Bij de strafoplegging heeft de rechtbank rekening gehouden met de oriëntatiepunten voor straftoemeting van het LOVS. De rechtbank gaat met betrekking tot feit 2 subsidiair uit van het telen van in totaal 75 tot 100 hennepplanten. Volgens de oriëntatiepunten van het LOVS is voor het telen van dit aantal planten een geldboete van € 1.000,-- het meest passend. De rechtbank neemt echter niet een geldboete, maar een taakstraf van 40 uren als uitgangspunt. Nu de rechtbank medeplichtigheid heeft bewezen met betrekking tot dit feit, zal de hoogte van de taakstraf worden gematigd tot 30 uren.
De rechtbank houdt bij het bepalen van de straf in aanzienlijke mate rekening met de overschrijding van de redelijke termijn. De termijn is aangevangen op de dag van inverzekeringstelling, te weten op 31 mei 2016. Als uitgangspunt heeft te gelden dat de behandeling ter terechtzitting dient te zijn afgerond met een eindvonnis binnen twee jaar nadat de redelijke termijn is aangevangen. Daarmee is de redelijke termijn met 2 jaren en 10 maanden overschreden. Er zijn geen bijzondere omstandigheden aan te wijzen die de termijnoverschrijding rechtvaardigen. De rechtbank is van oordeel dat deze overschrijding tot gevolg moet hebben dat de taakstraf in voorwaardelijke vorm wordt opgelegd en dat daaraan een beperkte proeftijd wordt gekoppeld.
De rechtbank acht, alles afwegende, oplegging van een voorwaardelijke taakstraf van 30 uren met een proeftijd van 1 jaar, passend en geboden.
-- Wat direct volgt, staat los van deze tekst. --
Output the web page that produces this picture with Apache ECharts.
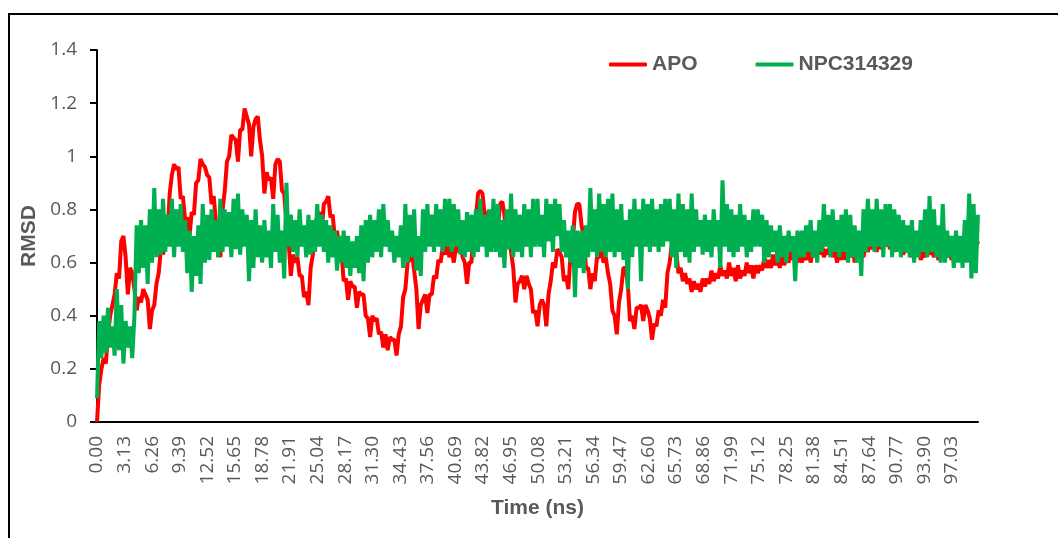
<!DOCTYPE html>
<html>
<head>
<meta charset="utf-8">
<title>RMSD</title>
<script src="https://cdn.jsdelivr.net/npm/echarts@6/dist/echarts.min.js"></script>
<style>
  html, body { margin: 0; padding: 0; background: #ffffff; }
  #chart { width: 1058px; height: 538px; }
</style>
</head>
<body>
<div id="chart"></div>
<script>
// Sampling interval of the trajectory values below (ns)
const timeStepNs = 0.25;

// Tick labels along the time axis
const timeTicks = ['0.00','3.13','6.26','9.39','12.52','15.65','18.78','21.91','25.04','28.17',
  '31.30','34.43','37.56','40.69','43.82','46.95','50.08','53.21','56.34','59.47','62.60',
  '65.73','68.86','71.99','75.12','78.25','81.38','84.51','87.64','90.77','93.90','97.03'];

const seriesNames = ['APO', 'NPC314329'];

// RMSD of the apo protein, one value per 0.25 ns (one row = 5 ns)
const apoRmsd = [
  0.00,0.14,0.20,0.24,0.22,0.33,0.40,0.44,0.48,0.56,0.54,0.68,0.70,0.62,0.48,0.58,0.56,0.50,0.42,0.47,
  0.45,0.50,0.48,0.46,0.35,0.42,0.44,0.52,0.56,0.65,0.63,0.72,0.70,0.86,0.93,0.97,0.95,0.96,0.84,0.85,
  0.76,0.77,0.70,0.79,0.78,0.90,0.91,0.99,0.97,0.96,0.93,0.92,0.82,0.85,0.75,0.73,0.62,0.80,0.87,0.98,
  1.00,1.08,1.07,1.06,0.98,1.10,1.10,1.18,1.15,1.12,1.00,1.11,1.14,1.15,1.06,1.00,0.86,0.94,0.91,0.92,
  0.84,0.97,0.99,0.98,0.87,0.86,0.75,0.68,0.55,0.63,0.60,0.62,0.55,0.55,0.47,0.49,0.44,0.58,0.63,0.75,
  0.77,0.79,0.72,0.82,0.83,0.85,0.77,0.78,0.69,0.72,0.65,0.64,0.53,0.54,0.46,0.53,0.51,0.51,0.43,0.49,
  0.48,0.48,0.40,0.39,0.32,0.40,0.38,0.39,0.33,0.34,0.28,0.33,0.27,0.32,0.31,0.31,0.25,0.33,0.36,0.47,
  0.50,0.60,0.61,0.64,0.57,0.50,0.35,0.44,0.46,0.48,0.41,0.48,0.48,0.55,0.54,0.61,0.60,0.66,0.63,0.67,
  0.62,0.65,0.60,0.66,0.64,0.67,0.62,0.60,0.52,0.60,0.60,0.72,0.76,0.86,0.87,0.86,0.78,0.79,0.72,0.74,
  0.68,0.74,0.73,0.82,0.83,0.78,0.66,0.69,0.64,0.58,0.45,0.52,0.53,0.55,0.50,0.55,0.52,0.50,0.41,0.42,
  0.36,0.44,0.46,0.44,0.36,0.48,0.53,0.60,0.58,0.65,0.64,0.62,0.53,0.55,0.50,0.63,0.68,0.79,0.82,0.82,
  0.74,0.70,0.58,0.58,0.50,0.56,0.53,0.62,0.62,0.65,0.60,0.62,0.56,0.52,0.42,0.40,0.33,0.45,0.50,0.58,
  0.58,0.52,0.38,0.40,0.35,0.43,0.43,0.44,0.38,0.44,0.42,0.39,0.31,0.37,0.36,0.42,0.40,0.46,0.43,0.56,
  0.60,0.67,0.65,0.64,0.56,0.58,0.53,0.56,0.52,0.54,0.49,0.53,0.50,0.52,0.49,0.54,0.51,0.54,0.52,0.57,
  0.53,0.56,0.54,0.59,0.55,0.57,0.54,0.60,0.55,0.58,0.53,0.59,0.54,0.57,0.55,0.60,0.56,0.59,0.54,0.59,
  0.56,0.59,0.57,0.62,0.58,0.61,0.58,0.63,0.59,0.62,0.58,0.64,0.59,0.62,0.60,0.65,0.61,0.64,0.60,0.65,
  0.60,0.63,0.61,0.66,0.60,0.65,0.62,0.67,0.63,0.68,0.62,0.65,0.63,0.68,0.62,0.65,0.60,0.65,0.61,0.66,
  0.61,0.64,0.62,0.67,0.60,0.63,0.61,0.66,0.62,0.67,0.64,0.69,0.65,0.68,0.64,0.70,0.65,0.68,0.66,0.71,
  0.65,0.68,0.64,0.70,0.65,0.68,0.63,0.66,0.64,0.69,0.62,0.65,0.63,0.68,0.61,0.64,0.62,0.67,0.63,0.66,
  0.62,0.67,0.61,0.64,0.63,0.68,0.62,0.65,0.61,0.66,0.63,0.68,0.62,0.65,0.64,0.69,0.63,0.66,0.64,0.70,
  0.67
];

// RMSD of the NPC314329-bound complex, one value per 0.25 ns (one row = 5 ns)
const npcRmsd = [
  0.09,0.38,0.24,0.40,0.26,0.43,0.28,0.36,0.25,0.50,0.27,0.44,0.22,0.38,0.28,0.36,0.24,0.40,0.74,0.56,
  0.76,0.58,0.74,0.52,0.80,0.60,0.88,0.62,0.80,0.63,0.84,0.64,0.78,0.66,0.84,0.62,0.80,0.66,0.82,0.64,
  0.76,0.56,0.72,0.49,0.70,0.55,0.74,0.52,0.82,0.60,0.78,0.61,0.80,0.64,0.76,0.62,0.84,0.64,0.80,0.66,
  0.79,0.62,0.84,0.65,0.86,0.63,0.80,0.66,0.78,0.53,0.76,0.58,0.80,0.62,0.74,0.60,0.76,0.62,0.72,0.58,
  0.82,0.64,0.78,0.60,0.72,0.54,0.90,0.66,0.78,0.64,0.76,0.62,0.80,0.66,0.74,0.62,0.78,0.63,0.76,0.64,
  0.82,0.66,0.78,0.64,0.76,0.60,0.74,0.62,0.72,0.57,0.70,0.60,0.72,0.58,0.70,0.55,0.68,0.58,0.70,0.56,
  0.74,0.53,0.76,0.60,0.78,0.62,0.76,0.64,0.80,0.62,0.82,0.66,0.76,0.64,0.72,0.60,0.70,0.62,0.74,0.58,
  0.82,0.60,0.78,0.62,0.80,0.57,0.70,0.55,0.80,0.64,0.82,0.66,0.78,0.64,0.82,0.66,0.80,0.64,0.84,0.66,
  0.84,0.64,0.82,0.66,0.80,0.63,0.76,0.62,0.79,0.64,0.78,0.62,0.80,0.64,0.84,0.66,0.78,0.62,0.80,0.64,
  0.84,0.64,0.82,0.62,0.76,0.58,0.80,0.65,0.86,0.62,0.80,0.64,0.78,0.62,0.82,0.66,0.80,0.62,0.84,0.66,
  0.84,0.66,0.78,0.62,0.84,0.68,0.82,0.64,0.84,0.70,0.82,0.64,0.76,0.62,0.72,0.60,0.74,0.47,0.72,0.58,
  0.72,0.56,0.74,0.62,0.88,0.64,0.80,0.62,0.86,0.64,0.82,0.62,0.84,0.64,0.86,0.62,0.80,0.64,0.82,0.61,
  0.76,0.50,0.80,0.62,0.84,0.66,0.80,0.53,0.84,0.66,0.82,0.64,0.84,0.66,0.80,0.64,0.82,0.66,0.84,0.68,
  0.84,0.62,0.80,0.58,0.86,0.64,0.82,0.62,0.80,0.60,0.86,0.64,0.80,0.66,0.76,0.63,0.78,0.64,0.76,0.62,
  0.80,0.66,0.76,0.58,0.91,0.66,0.82,0.64,0.80,0.62,0.78,0.64,0.82,0.66,0.78,0.62,0.76,0.64,0.80,0.66,
  0.80,0.66,0.78,0.60,0.76,0.62,0.74,0.64,0.72,0.60,0.74,0.62,0.70,0.60,0.72,0.64,0.70,0.53,0.72,0.62,
  0.72,0.62,0.74,0.64,0.76,0.62,0.72,0.60,0.76,0.64,0.82,0.66,0.78,0.62,0.80,0.64,0.76,0.62,0.78,0.64,
  0.80,0.60,0.78,0.62,0.74,0.60,0.72,0.55,0.80,0.64,0.84,0.66,0.80,0.64,0.84,0.66,0.80,0.62,0.82,0.66,
  0.82,0.62,0.80,0.64,0.78,0.62,0.76,0.64,0.74,0.62,0.76,0.60,0.72,0.62,0.76,0.64,0.80,0.62,0.85,0.64,
  0.80,0.62,0.74,0.60,0.82,0.60,0.72,0.62,0.70,0.58,0.72,0.60,0.70,0.58,0.76,0.60,0.86,0.54,0.82,0.56,
  0.78
];

const tickStep = Number(timeTicks[1]) - Number(timeTicks[0]);
const toPairs = vals => vals.map((v, i) => [i * timeStepNs, v]);

const chart = echarts.init(document.getElementById('chart'), null, { renderer: 'canvas' });

const labelColor = '#595959';
const tickFont = '"Open Sans", "Noto Sans", sans-serif';
const titleFont = '"Liberation Sans", Arial, sans-serif';

chart.setOption({
  animation: false,
  backgroundColor: '#ffffff',
  graphic: [{
    type: 'polyline',
    shape: { points: [[9, 540], [9, 14], [1060, 14]] },
    style: { stroke: '#000000', lineWidth: 2, fill: null },
    silent: true
  }],
  grid: { left: 97, right: 80, top: 50, bottom: 116, containLabel: false },
  legend: {
    data: seriesNames,
    left: 604,
    top: 49,
    icon: 'roundRect',
    itemWidth: 38,
    itemHeight: 4,
    itemGap: 58,
    textStyle: { color: labelColor, fontFamily: titleFont, fontWeight: 'bold', fontSize: 21 }
  },
  xAxis: {
    type: 'value',
    min: 0,
    max: 100,
    interval: tickStep,
    name: 'Time (ns)',
    nameLocation: 'middle',
    nameGap: 76,
    nameTextStyle: { color: labelColor, fontFamily: titleFont, fontWeight: 'bold', fontSize: 21 },
    splitLine: { show: false },
    axisTick: { show: false },
    axisLine: { show: true, onZero: false, lineStyle: { color: '#000000', width: 2 } },
    axisLabel: {
      rotate: 90,
      margin: 14,
      showMaxLabel: false,
      color: labelColor,
      fontFamily: tickFont,
      fontSize: 19,
      formatter: v => {
        const k = Math.round(v / tickStep);
        return timeTicks[k] !== undefined ? timeTicks[k] : '';
      }
    }
  },
  yAxis: {
    type: 'value',
    min: 0,
    max: 1.4,
    interval: 0.2,
    name: 'RMSD',
    nameLocation: 'middle',
    nameGap: 57,
    nameTextStyle: { color: labelColor, fontFamily: titleFont, fontWeight: 'bold', fontSize: 21 },
    splitLine: { show: false },
    axisLine: { show: true, lineStyle: { color: '#000000', width: 2 } },
    axisTick: { show: true, length: 7, lineStyle: { color: '#000000', width: 2 } },
    axisLabel: {
      margin: 20,
      color: labelColor,
      fontFamily: tickFont,
      fontSize: 19,
      formatter: v => String(Math.round(v * 10) / 10)
    }
  },
  series: [
    {
      name: seriesNames[0],
      type: 'line',
      data: toPairs(apoRmsd),
      showSymbol: false,
      symbol: 'none',
      color: '#ff0000',
      lineStyle: { color: '#ff0000', width: 4 },
      z: 2
    },
    {
      name: seriesNames[1],
      type: 'line',
      data: toPairs(npcRmsd),
      showSymbol: false,
      symbol: 'none',
      color: '#00b050',
      lineStyle: { color: '#00b050', width: 4 },
      z: 3
    }
  ]
});
</script>
</body>
</html>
Toepassing van wetsartikelen

De rechtbank heeft gelet op de artikelen 9, 14a, 14b, 14c, 22c, 22d, 48, en 49 van het Wetboek van Strafrecht en de artikelen 3 en 11 van de Opiumwet.
Deze voorschriften zijn toegepast, zoals zij ten tijde van het bewezen verklaarde rechtens golden dan wel ten tijde van deze uitspraak gelden.

Uitspraak

De rechtbank

Verklaart niet bewezen hetgeen verdachte onder 1 primair, 1 subsidiair en 2 primair is ten laste gelegd en spreekt verdachte daarvan vrij.
Verklaart het onder 2 subsidiair ten laste gelegde bewezen, te kwalificeren en strafbaar zoals voormeld en verdachte daarvoor strafbaar.
Verklaart niet bewezen hetgeen aan verdachte meer of anders is ten laste gelegd dan het bewezen verklaarde en spreekt verdachte daarvan vrij.
Veroordeelt verdachte tot:

een taakstraf voor de duur van 30 uren.

Bepaalt dat deze taakstraf niet zal worden ten uitvoer gelegd, tenzij de rechter later anders mocht gelasten, op grond dat de veroordeelde zich voor het einde van de proeftijd, die hierbij wordt vastgesteld op 1 jaar, aan een strafbaar feit heeft schuldig gemaakt.
Beveelt voorts dat, indien het mocht komen tot de tenuitvoerlegging van de voorwaardelijk opgelegde taakstraf, vervangende hechtenis voor de duur van 15 dagen zal worden toegepast, indien de veroordeelde de taakstraf niet naar behoren verricht.
Beveelt dat de tijd door de veroordeelde vóór de tenuitvoerlegging van deze uitspraak in verzekering doorgebracht, bij de eventuele uitvoering van de opgelegde taakstraf geheel in mindering zal worden gebracht naar de maatstaf van 2 uren per dag inverzekeringstelling.
Dit vonnis is gewezen door mr. R. Baluah, voorzitter, mr. J. van Bruggen en mr. S. Zwarts, rechters, bijgestaan door mr. B.E. Oosterhout, griffier, en uitgesproken ter openbare terechtzitting van deze rechtbank op 30 maart 2021.
De griffier is buiten staat dit vonnis mede te ondertekenen.